-- RECORDS SHOWN --
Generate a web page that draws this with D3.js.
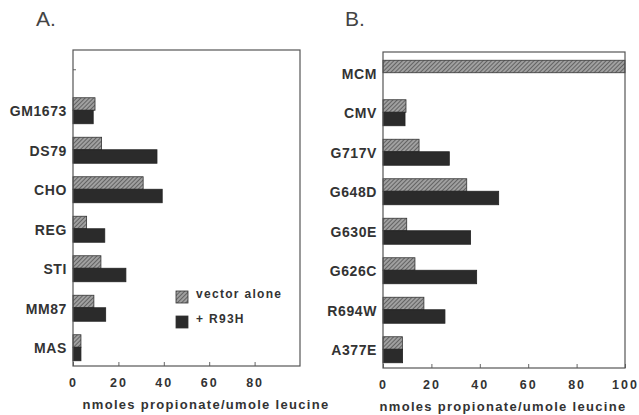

...

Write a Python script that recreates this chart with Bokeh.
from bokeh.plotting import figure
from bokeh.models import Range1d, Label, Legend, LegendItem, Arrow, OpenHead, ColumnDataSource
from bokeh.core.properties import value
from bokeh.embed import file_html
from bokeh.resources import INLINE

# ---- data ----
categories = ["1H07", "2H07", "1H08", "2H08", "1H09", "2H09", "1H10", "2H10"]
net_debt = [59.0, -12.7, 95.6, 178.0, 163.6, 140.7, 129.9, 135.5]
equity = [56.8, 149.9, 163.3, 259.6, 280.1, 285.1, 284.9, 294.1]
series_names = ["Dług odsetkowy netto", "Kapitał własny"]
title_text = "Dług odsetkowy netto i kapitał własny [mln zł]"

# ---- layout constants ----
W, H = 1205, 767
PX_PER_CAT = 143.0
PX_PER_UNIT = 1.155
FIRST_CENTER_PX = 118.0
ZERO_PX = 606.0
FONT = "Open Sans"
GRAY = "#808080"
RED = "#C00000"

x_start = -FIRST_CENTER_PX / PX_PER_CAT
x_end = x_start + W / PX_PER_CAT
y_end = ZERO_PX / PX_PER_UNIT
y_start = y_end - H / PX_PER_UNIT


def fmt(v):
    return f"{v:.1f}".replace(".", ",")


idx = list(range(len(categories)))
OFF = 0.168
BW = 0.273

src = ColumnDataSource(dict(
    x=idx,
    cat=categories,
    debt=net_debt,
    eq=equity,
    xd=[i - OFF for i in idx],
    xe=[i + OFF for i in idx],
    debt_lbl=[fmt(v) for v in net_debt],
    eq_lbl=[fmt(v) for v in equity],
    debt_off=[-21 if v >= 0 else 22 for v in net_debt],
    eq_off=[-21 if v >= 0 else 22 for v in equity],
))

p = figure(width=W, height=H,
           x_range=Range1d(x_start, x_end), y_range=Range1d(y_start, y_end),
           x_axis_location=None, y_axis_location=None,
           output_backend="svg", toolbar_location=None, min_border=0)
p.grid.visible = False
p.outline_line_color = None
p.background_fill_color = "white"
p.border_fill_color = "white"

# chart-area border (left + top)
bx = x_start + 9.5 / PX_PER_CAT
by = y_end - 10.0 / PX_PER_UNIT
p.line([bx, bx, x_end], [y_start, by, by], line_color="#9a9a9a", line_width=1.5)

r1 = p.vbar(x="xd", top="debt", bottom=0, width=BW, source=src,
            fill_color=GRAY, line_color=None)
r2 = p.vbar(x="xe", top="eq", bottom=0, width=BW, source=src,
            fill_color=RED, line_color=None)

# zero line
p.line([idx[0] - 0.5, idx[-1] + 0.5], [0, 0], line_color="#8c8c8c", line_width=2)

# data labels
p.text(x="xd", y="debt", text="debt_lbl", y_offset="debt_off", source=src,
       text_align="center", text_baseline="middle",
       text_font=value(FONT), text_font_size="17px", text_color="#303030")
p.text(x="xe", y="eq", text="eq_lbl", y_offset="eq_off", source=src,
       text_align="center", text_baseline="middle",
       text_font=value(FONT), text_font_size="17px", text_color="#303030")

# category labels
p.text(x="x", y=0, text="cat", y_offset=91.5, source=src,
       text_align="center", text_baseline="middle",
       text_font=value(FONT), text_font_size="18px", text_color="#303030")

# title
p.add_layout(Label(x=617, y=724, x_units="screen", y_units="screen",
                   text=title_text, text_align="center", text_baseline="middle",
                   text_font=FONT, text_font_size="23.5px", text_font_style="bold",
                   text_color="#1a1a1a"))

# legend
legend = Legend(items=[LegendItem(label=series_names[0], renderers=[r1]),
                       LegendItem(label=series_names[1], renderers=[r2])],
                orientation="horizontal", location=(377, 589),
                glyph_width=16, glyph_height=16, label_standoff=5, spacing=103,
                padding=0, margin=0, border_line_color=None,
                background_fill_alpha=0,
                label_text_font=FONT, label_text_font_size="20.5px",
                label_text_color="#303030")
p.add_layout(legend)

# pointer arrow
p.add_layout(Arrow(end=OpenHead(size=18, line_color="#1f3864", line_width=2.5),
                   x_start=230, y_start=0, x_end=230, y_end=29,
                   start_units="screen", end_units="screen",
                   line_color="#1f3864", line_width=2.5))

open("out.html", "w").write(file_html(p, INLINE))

-- WHAT TO PRODUCE --
Only the lines from the one with "Write a Python" to the one with "y_start = y_end - H / PX_PER_UNIT" are wanted; extract them exactly, both ends included.

-- SOLUTION --
Write a Python script that recreates this chart with Bokeh.
from bokeh.plotting import figure
from bokeh.models import Range1d, Label, Legend, LegendItem, Arrow, OpenHead, ColumnDataSource
from bokeh.core.properties import value
from bokeh.embed import file_html
from bokeh.resources import INLINE

# ---- data ----
categories = ["1H07", "2H07", "1H08", "2H08", "1H09", "2H09", "1H10", "2H10"]
net_debt = [59.0, -12.7, 95.6, 178.0, 163.6, 140.7, 129.9, 135.5]
equity = [56.8, 149.9, 163.3, 259.6, 280.1, 285.1, 284.9, 294.1]
series_names = ["Dług odsetkowy netto", "Kapitał własny"]
title_text = "Dług odsetkowy netto i kapitał własny [mln zł]"

# ---- layout constants ----
W, H = 1205, 767
PX_PER_CAT = 143.0
PX_PER_UNIT = 1.155
FIRST_CENTER_PX = 118.0
ZERO_PX = 606.0
FONT = "Open Sans"
GRAY = "#808080"
RED = "#C00000"

x_start = -FIRST_CENTER_PX / PX_PER_CAT
x_end = x_start + W / PX_PER_CAT
y_end = ZERO_PX / PX_PER_UNIT
y_start = y_end - H / PX_PER_UNIT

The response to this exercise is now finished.